> _Brief_:
Only the lines from the start of the data through the line with "ys = alt.Scale(domain=[0, 150], nice=False)" belong in the copy. Restate them word for word, minus the pictures.

[start of Stored data]

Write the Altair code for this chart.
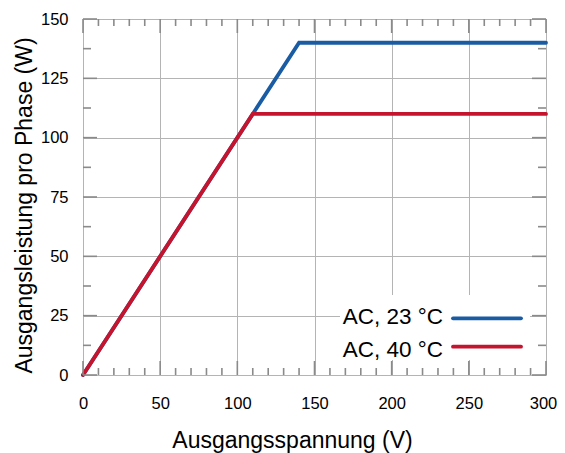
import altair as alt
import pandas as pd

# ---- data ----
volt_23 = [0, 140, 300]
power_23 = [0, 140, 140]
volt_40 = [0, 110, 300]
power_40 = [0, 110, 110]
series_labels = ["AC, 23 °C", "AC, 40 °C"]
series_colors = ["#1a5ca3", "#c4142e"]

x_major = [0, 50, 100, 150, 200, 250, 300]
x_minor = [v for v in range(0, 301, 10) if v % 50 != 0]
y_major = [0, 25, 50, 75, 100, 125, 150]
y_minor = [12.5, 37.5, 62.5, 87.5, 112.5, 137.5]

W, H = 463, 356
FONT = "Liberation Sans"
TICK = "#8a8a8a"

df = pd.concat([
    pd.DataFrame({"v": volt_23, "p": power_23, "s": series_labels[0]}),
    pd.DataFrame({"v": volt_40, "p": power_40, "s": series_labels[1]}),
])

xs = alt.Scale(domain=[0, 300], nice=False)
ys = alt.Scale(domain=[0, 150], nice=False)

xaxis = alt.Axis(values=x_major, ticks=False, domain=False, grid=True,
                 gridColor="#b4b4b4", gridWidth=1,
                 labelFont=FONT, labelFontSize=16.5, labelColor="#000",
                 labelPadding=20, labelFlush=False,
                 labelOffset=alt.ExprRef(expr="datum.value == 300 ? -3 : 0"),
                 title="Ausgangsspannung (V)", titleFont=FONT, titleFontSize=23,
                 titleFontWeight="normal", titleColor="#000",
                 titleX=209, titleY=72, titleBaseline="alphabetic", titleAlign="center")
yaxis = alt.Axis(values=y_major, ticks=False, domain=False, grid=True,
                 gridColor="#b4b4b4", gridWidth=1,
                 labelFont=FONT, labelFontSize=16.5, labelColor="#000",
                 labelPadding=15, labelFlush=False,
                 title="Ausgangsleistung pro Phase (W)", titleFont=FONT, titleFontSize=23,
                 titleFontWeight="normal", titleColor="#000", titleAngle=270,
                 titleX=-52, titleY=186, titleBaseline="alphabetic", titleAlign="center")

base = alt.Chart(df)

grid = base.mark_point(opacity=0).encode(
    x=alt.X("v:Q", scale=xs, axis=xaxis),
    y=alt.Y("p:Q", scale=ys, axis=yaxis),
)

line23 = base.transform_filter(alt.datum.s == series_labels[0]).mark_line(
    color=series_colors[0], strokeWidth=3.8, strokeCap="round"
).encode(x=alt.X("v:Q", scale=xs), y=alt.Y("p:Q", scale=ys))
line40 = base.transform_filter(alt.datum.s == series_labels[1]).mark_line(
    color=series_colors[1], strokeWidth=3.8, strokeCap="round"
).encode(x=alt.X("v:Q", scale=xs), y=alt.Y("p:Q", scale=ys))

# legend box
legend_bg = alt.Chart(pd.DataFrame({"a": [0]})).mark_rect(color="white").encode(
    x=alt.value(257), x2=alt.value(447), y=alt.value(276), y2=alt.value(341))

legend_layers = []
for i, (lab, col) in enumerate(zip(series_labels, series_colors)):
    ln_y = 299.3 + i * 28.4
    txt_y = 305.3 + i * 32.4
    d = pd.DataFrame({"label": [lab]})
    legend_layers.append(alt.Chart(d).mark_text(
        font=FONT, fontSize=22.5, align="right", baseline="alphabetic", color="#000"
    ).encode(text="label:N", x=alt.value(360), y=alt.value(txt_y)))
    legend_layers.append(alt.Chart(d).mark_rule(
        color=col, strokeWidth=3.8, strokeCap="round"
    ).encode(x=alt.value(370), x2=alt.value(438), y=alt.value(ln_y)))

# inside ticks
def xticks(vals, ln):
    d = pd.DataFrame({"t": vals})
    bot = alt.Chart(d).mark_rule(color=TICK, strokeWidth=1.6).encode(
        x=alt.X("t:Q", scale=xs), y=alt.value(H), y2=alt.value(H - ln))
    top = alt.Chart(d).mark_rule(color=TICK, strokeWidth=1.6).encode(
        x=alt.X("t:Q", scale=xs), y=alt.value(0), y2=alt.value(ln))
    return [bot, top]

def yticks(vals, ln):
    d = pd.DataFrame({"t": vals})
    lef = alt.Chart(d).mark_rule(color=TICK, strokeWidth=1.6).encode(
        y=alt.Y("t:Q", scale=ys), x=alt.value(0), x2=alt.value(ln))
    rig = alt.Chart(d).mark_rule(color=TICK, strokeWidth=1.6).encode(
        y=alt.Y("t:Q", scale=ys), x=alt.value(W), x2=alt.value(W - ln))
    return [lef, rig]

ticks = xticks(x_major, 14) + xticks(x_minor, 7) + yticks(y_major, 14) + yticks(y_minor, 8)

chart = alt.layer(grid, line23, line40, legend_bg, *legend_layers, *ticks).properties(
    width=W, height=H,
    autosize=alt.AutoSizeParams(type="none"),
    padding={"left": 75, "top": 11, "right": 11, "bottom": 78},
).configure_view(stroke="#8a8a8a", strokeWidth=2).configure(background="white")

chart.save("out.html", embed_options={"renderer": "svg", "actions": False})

[end of Stored data]

> _Worked answer_:
Write the Altair code for this chart.
import altair as alt
import pandas as pd

# ---- data ----
volt_23 = [0, 140, 300]
power_23 = [0, 140, 140]
volt_40 = [0, 110, 300]
power_40 = [0, 110, 110]
series_labels = ["AC, 23 °C", "AC, 40 °C"]
series_colors = ["#1a5ca3", "#c4142e"]

x_major = [0, 50, 100, 150, 200, 250, 300]
x_minor = [v for v in range(0, 301, 10) if v % 50 != 0]
y_major = [0, 25, 50, 75, 100, 125, 150]
y_minor = [12.5, 37.5, 62.5, 87.5, 112.5, 137.5]

W, H = 463, 356
FONT = "Liberation Sans"
TICK = "#8a8a8a"

df = pd.concat([
    pd.DataFrame({"v": volt_23, "p": power_23, "s": series_labels[0]}),
    pd.DataFrame({"v": volt_40, "p": power_40, "s": series_labels[1]}),
])

xs = alt.Scale(domain=[0, 300], nice=False)
ys = alt.Scale(domain=[0, 150], nice=False)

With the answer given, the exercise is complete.